**PROVIDED DATA**.
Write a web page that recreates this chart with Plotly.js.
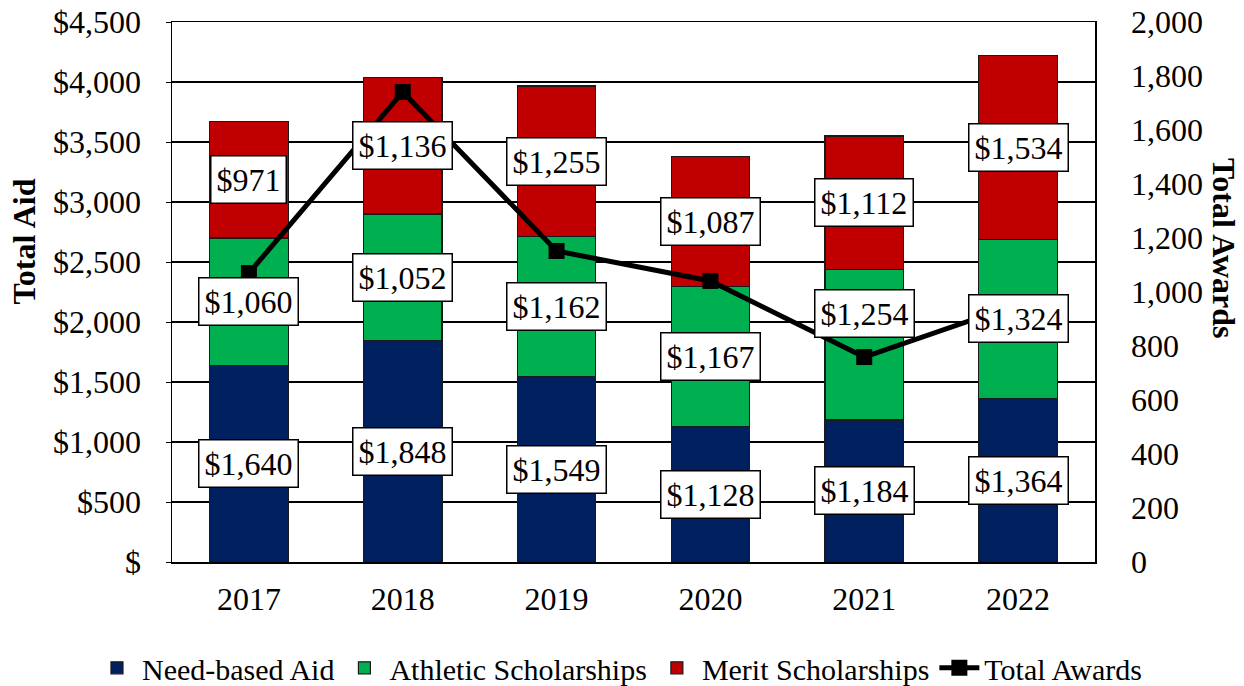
<!DOCTYPE html>
<html><head><meta charset="utf-8">
<script src="https://cdn.plot.ly/plotly-3.0.1.min.js"></script>
<style>body{margin:0;background:#fff}#c{width:1244px;height:686px}</style>
</head><body><div id="c"></div>
<script>
var years = ['2017','2018','2019','2020','2021','2022'];
var needBased = [1640, 1848, 1549, 1128, 1184, 1364];
var athletic = [1060, 1052, 1162, 1167, 1254, 1324];
var merit = [971, 1136, 1255, 1087, 1112, 1534];
var totalAwards = [1070, 1741, 1152, 1041, 759, 955];
var leftTicks = [0,500,1000,1500,2000,2500,3000,3500,4000,4500];
var leftTickText = ['$','$500','$1,000','$1,500','$2,000','$2,500','$3,000','$3,500','$4,000','$4,500'];

var FONT = '"Liberation Serif", "Times New Roman", serif';
function fmt(v){return '$'+v.toLocaleString('en-US');}

var outline = {color:'#1a1a1a', width:1.2};
var traces = [
 {type:'bar', name:'Need-based Aid', x:years, y:needBased, marker:{color:'#002060', line:outline}, hoverinfo:'none'},
 {type:'bar', name:'Athletic Scholarships', x:years, y:athletic, marker:{color:'#00B050', line:outline}, hoverinfo:'none'},
 {type:'bar', name:'Merit Scholarships', x:years, y:merit, marker:{color:'#C00000', line:outline}, hoverinfo:'none'},
 {type:'scatter', mode:'lines+markers', name:'Total Awards', x:years, y:totalAwards, yaxis:'y2',
  line:{color:'#000', width:5}, marker:{symbol:'square', size:16, color:'#000'}, hoverinfo:'none'}
];

var annotations = [];
var series = [needBased, athletic, merit];
for (var i=0;i<years.length;i++){
  var base = 0;
  for (var s=0;s<series.length;s++){
    var v = series[s][i];
    // the 2021 athletic label sits moved up, clear of the line marker
    var shift = (years[i]==='2021' && s===1) ? 31 : 0;
    annotations.push({x:years[i], y:base+v/2, xref:'x', yref:'y', text:fmt(v), showarrow:false, yshift:shift,
      font:{family:FONT, size:32, color:'#000'}, bgcolor:'#fff', bordercolor:'#000', borderwidth:1.5, borderpad:5});
    base += v;
  }
}
annotations.push({xref:'paper', yref:'paper', x:-0.160, y:0.594, xanchor:'center', yanchor:'middle',
  text:'<b>Total Aid</b>', textangle:-90, showarrow:false, font:{family:FONT, size:32, color:'#000'}});
annotations.push({xref:'paper', yref:'paper', x:1.139, y:0.581, xanchor:'center', yanchor:'middle',
  text:'<b>Total Awards</b>', textangle:90, showarrow:false, font:{family:FONT, size:32, color:'#000'}});

var layout = {
  width:1244, height:686,
  margin:{l:172, r:149, t:22, b:124, autoexpand:false},
  paper_bgcolor:'#fff', plot_bgcolor:'#fff',
  barmode:'stack', bargap:0.49,
  font:{family:FONT, size:32, color:'#000'},
  showlegend:true,
  legend:{orientation:'h', xref:'paper', yref:'paper', x:-0.0867, xanchor:'left', y:-0.196, yanchor:'middle',
    font:{family:FONT, size:30}, traceorder:'normal', itemwidth:40},
  xaxis:{showline:true, linecolor:'#000', linewidth:1.5, mirror:true, ticks:'', tickfont:{family:FONT,size:32},
    ticklabelstandoff:8, fixedrange:true},
  yaxis:{range:[0,4500], tickvals:leftTicks, ticktext:leftTickText, showgrid:true, gridcolor:'#000', gridwidth:1.5,
    showline:true, linecolor:'#000', linewidth:1.5, ticks:'outside', ticklen:5, tickcolor:'#000', zeroline:false,
    tickfont:{family:FONT,size:32}, ticklabelstandoff:18},
  yaxis2:{range:[0,2000], dtick:200, tickformat:',d', overlaying:'y', side:'right', showgrid:false, zeroline:false,
    showline:true, linecolor:'#000', linewidth:1.5, ticks:'', tickfont:{family:FONT,size:32}, ticklabelstandoff:28},
  annotations:annotations
};
Plotly.newPlot('c', traces, layout, {displayModeBar:false, staticPlot:true});
</script></body></html>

**DIRECTIONS FOR THIS TASK**. Exclude the images, then output the data above word for word.

**SOLUTION TO THIS EXERCISE**.
Write a web page that recreates this chart with Plotly.js.
<!DOCTYPE html>
<html><head><meta charset="utf-8">
<script src="https://cdn.plot.ly/plotly-3.0.1.min.js"></script>
<style>body{margin:0;background:#fff}#c{width:1244px;height:686px}</style>
</head><body><div id="c"></div>
<script>
var years = ['2017','2018','2019','2020','2021','2022'];
var needBased = [1640, 1848, 1549, 1128, 1184, 1364];
var athletic = [1060, 1052, 1162, 1167, 1254, 1324];
var merit = [971, 1136, 1255, 1087, 1112, 1534];
var totalAwards = [1070, 1741, 1152, 1041, 759, 955];
var leftTicks = [0,500,1000,1500,2000,2500,3000,3500,4000,4500];
var leftTickText = ['$','$500','$1,000','$1,500','$2,000','$2,500','$3,000','$3,500','$4,000','$4,500'];

var FONT = '"Liberation Serif", "Times New Roman", serif';
function fmt(v){return '$'+v.toLocaleString('en-US');}

var outline = {color:'#1a1a1a', width:1.2};
var traces = [
 {type:'bar', name:'Need-based Aid', x:years, y:needBased, marker:{color:'#002060', line:outline}, hoverinfo:'none'},
 {type:'bar', name:'Athletic Scholarships', x:years, y:athletic, marker:{color:'#00B050', line:outline}, hoverinfo:'none'},
 {type:'bar', name:'Merit Scholarships', x:years, y:merit, marker:{color:'#C00000', line:outline}, hoverinfo:'none'},
 {type:'scatter', mode:'lines+markers', name:'Total Awards', x:years, y:totalAwards, yaxis:'y2',
  line:{color:'#000', width:5}, marker:{symbol:'square', size:16, color:'#000'}, hoverinfo:'none'}
];

var annotations = [];
var series = [needBased, athletic, merit];
for (var i=0;i<years.length;i++){
  var base = 0;
  for (var s=0;s<series.length;s++){
    var v = series[s][i];
    // the 2021 athletic label sits moved up, clear of the line marker
    var shift = (years[i]==='2021' && s===1) ? 31 : 0;
    annotations.push({x:years[i], y:base+v/2, xref:'x', yref:'y', text:fmt(v), showarrow:false, yshift:shift,
      font:{family:FONT, size:32, color:'#000'}, bgcolor:'#fff', bordercolor:'#000', borderwidth:1.5, borderpad:5});
    base += v;
  }
}
annotations.push({xref:'paper', yref:'paper', x:-0.160, y:0.594, xanchor:'center', yanchor:'middle',
  text:'<b>Total Aid</b>', textangle:-90, showarrow:false, font:{family:FONT, size:32, color:'#000'}});
annotations.push({xref:'paper', yref:'paper', x:1.139, y:0.581, xanchor:'center', yanchor:'middle',
  text:'<b>Total Awards</b>', textangle:90, showarrow:false, font:{family:FONT, size:32, color:'#000'}});

var layout = {
  width:1244, height:686,
  margin:{l:172, r:149, t:22, b:124, autoexpand:false},
  paper_bgcolor:'#fff', plot_bgcolor:'#fff',
  barmode:'stack', bargap:0.49,
  font:{family:FONT, size:32, color:'#000'},
  showlegend:true,
  legend:{orientation:'h', xref:'paper', yref:'paper', x:-0.0867, xanchor:'left', y:-0.196, yanchor:'middle',
    font:{family:FONT, size:30}, traceorder:'normal', itemwidth:40},
  xaxis:{showline:true, linecolor:'#000', linewidth:1.5, mirror:true, ticks:'', tickfont:{family:FONT,size:32},
    ticklabelstandoff:8, fixedrange:true},
  yaxis:{range:[0,4500], tickvals:leftTicks, ticktext:leftTickText, showgrid:true, gridcolor:'#000', gridwidth:1.5,
    showline:true, linecolor:'#000', linewidth:1.5, ticks:'outside', ticklen:5, tickcolor:'#000', zeroline:false,
    tickfont:{family:FONT,size:32}, ticklabelstandoff:18},
  yaxis2:{range:[0,2000], dtick:200, tickformat:',d', overlaying:'y', side:'right', showgrid:false, zeroline:false,
    showline:true, linecolor:'#000', linewidth:1.5, ticks:'', tickfont:{family:FONT,size:32}, ticklabelstandoff:28},
  annotations:annotations
};
Plotly.newPlot('c', traces, layout, {displayModeBar:false, staticPlot:true});
</script></body></html>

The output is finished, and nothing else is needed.